● **THE TASK**: Open with the line that has "Write a Python"; close with the line that has "ax.tick_params(length=0, labelsize=7, colors=TXT, pad=8)". Retype those lines exactly, images excluded.

Code that draws figures:
-- Begin --

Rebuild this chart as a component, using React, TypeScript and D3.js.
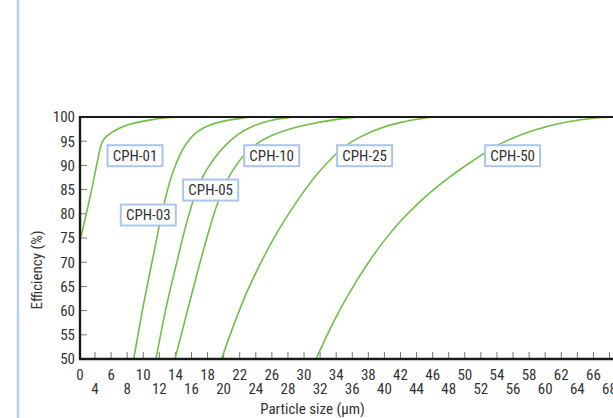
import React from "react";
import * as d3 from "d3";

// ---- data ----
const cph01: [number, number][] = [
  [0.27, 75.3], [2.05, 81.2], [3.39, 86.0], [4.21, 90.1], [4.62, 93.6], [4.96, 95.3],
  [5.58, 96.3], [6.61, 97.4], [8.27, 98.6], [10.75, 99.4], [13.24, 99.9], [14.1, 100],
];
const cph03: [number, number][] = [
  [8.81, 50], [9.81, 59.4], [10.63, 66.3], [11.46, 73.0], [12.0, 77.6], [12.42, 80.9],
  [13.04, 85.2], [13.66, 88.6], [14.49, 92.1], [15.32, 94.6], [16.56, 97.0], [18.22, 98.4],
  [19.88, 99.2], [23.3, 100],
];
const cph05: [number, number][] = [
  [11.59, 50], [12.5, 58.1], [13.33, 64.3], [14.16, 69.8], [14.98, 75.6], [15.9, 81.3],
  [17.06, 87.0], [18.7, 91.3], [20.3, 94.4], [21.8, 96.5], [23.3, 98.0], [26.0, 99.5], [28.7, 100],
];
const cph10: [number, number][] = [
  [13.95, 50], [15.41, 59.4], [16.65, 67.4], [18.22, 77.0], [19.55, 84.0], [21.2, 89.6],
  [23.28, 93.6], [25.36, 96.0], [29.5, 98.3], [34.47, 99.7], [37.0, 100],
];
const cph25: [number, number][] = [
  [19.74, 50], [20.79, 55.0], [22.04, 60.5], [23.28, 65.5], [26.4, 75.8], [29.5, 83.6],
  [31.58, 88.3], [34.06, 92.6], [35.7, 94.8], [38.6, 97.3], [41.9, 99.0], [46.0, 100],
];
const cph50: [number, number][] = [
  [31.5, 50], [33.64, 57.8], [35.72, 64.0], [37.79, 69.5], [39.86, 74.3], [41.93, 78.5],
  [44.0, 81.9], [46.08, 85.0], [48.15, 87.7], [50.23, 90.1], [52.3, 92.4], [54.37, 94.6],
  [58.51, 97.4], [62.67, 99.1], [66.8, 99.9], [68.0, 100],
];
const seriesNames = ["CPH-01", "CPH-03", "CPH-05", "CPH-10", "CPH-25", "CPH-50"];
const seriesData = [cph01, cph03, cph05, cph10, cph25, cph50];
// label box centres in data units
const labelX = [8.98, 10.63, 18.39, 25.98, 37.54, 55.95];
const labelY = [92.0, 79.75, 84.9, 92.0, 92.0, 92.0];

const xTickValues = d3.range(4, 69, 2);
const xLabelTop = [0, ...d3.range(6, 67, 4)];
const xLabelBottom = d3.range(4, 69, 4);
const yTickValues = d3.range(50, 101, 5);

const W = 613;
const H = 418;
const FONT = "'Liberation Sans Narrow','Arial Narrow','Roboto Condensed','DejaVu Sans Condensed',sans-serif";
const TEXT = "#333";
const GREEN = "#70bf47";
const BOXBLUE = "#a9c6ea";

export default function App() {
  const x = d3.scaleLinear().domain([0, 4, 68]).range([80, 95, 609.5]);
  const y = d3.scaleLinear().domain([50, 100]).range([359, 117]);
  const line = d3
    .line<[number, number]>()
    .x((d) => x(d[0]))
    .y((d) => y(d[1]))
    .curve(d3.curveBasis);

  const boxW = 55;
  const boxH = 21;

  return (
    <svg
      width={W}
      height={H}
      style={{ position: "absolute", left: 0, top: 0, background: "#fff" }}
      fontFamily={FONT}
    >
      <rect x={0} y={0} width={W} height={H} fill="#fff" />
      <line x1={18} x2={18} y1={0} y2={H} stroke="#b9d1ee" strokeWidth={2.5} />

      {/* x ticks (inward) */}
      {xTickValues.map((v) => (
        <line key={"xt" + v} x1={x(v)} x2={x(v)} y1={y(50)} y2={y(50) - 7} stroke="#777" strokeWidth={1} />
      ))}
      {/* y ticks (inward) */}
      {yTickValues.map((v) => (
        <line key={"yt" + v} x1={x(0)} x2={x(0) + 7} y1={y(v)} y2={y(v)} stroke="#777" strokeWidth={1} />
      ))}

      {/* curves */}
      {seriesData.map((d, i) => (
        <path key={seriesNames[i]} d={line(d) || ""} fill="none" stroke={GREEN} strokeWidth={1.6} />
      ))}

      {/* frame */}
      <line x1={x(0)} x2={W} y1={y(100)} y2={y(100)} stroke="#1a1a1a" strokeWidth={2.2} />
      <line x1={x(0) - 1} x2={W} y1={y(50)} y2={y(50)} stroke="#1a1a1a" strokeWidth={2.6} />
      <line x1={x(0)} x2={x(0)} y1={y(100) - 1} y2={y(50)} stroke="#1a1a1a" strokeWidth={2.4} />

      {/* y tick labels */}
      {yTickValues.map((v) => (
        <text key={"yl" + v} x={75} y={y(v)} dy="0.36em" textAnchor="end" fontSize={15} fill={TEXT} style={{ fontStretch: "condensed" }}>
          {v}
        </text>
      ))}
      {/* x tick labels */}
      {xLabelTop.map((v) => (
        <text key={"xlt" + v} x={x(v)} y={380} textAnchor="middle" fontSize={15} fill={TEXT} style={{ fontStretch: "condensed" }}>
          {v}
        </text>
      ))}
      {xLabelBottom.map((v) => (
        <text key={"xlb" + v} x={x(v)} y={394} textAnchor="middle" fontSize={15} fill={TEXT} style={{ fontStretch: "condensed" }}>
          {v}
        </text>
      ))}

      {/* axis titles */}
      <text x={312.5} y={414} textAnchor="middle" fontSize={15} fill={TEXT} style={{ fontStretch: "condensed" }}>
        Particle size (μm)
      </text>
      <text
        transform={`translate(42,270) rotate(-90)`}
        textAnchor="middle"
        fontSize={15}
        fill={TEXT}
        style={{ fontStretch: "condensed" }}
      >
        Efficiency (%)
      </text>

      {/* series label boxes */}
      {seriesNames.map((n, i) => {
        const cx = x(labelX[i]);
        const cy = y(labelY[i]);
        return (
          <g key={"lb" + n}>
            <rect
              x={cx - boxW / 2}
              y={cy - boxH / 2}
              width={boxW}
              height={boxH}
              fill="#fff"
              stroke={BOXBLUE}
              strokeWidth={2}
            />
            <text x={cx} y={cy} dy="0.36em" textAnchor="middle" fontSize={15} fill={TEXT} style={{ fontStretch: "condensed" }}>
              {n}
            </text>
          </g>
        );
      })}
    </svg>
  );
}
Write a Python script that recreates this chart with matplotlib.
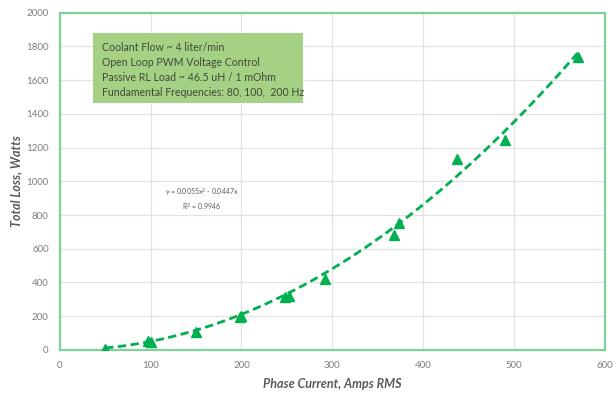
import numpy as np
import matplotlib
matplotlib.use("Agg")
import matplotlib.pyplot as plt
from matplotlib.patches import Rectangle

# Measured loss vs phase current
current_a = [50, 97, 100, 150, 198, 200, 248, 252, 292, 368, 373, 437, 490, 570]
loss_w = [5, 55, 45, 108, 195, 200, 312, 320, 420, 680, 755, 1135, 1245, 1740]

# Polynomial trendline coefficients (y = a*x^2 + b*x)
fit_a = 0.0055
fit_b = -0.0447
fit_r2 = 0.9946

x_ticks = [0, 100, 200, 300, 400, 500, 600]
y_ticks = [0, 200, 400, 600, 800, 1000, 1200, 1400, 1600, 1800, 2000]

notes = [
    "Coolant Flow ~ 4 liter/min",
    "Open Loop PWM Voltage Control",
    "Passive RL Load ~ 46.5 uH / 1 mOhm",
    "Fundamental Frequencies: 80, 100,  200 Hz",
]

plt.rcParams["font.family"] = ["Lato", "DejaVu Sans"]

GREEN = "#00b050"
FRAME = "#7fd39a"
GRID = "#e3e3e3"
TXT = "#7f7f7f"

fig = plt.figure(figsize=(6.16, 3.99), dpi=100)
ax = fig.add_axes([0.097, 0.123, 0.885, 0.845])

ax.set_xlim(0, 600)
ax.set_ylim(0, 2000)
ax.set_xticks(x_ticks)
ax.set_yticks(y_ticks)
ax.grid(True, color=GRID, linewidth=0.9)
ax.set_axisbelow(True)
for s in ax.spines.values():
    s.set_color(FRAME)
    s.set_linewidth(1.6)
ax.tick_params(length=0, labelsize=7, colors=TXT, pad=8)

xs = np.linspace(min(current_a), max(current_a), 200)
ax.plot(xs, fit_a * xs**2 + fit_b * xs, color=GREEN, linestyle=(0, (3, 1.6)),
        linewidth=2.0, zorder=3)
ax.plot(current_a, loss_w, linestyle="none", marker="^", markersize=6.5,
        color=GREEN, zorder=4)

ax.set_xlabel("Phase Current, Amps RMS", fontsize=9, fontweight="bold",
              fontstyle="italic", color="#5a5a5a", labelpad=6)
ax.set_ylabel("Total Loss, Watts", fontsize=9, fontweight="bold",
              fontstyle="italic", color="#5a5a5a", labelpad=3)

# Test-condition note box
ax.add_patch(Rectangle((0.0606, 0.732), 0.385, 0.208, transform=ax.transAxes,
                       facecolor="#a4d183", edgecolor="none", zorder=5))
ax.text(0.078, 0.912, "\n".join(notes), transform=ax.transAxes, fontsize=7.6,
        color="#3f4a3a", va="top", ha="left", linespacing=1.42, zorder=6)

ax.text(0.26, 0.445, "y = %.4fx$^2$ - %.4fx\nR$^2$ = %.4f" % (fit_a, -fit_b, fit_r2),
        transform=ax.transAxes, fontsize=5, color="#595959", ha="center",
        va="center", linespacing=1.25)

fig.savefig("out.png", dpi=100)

-- End --

● **TASK RESPONSE**:
Write a Python script that recreates this chart with matplotlib.
import numpy as np
import matplotlib
matplotlib.use("Agg")
import matplotlib.pyplot as plt
from matplotlib.patches import Rectangle

# Measured loss vs phase current
current_a = [50, 97, 100, 150, 198, 200, 248, 252, 292, 368, 373, 437, 490, 570]
loss_w = [5, 55, 45, 108, 195, 200, 312, 320, 420, 680, 755, 1135, 1245, 1740]

# Polynomial trendline coefficients (y = a*x^2 + b*x)
fit_a = 0.0055
fit_b = -0.0447
fit_r2 = 0.9946

x_ticks = [0, 100, 200, 300, 400, 500, 600]
y_ticks = [0, 200, 400, 600, 800, 1000, 1200, 1400, 1600, 1800, 2000]

notes = [
    "Coolant Flow ~ 4 liter/min",
    "Open Loop PWM Voltage Control",
    "Passive RL Load ~ 46.5 uH / 1 mOhm",
    "Fundamental Frequencies: 80, 100,  200 Hz",
]

plt.rcParams["font.family"] = ["Lato", "DejaVu Sans"]

GREEN = "#00b050"
FRAME = "#7fd39a"
GRID = "#e3e3e3"
TXT = "#7f7f7f"

fig = plt.figure(figsize=(6.16, 3.99), dpi=100)
ax = fig.add_axes([0.097, 0.123, 0.885, 0.845])

ax.set_xlim(0, 600)
ax.set_ylim(0, 2000)
ax.set_xticks(x_ticks)
ax.set_yticks(y_ticks)
ax.grid(True, color=GRID, linewidth=0.9)
ax.set_axisbelow(True)
for s in ax.spines.values():
    s.set_color(FRAME)
    s.set_linewidth(1.6)
ax.tick_params(length=0, labelsize=7, colors=TXT, pad=8)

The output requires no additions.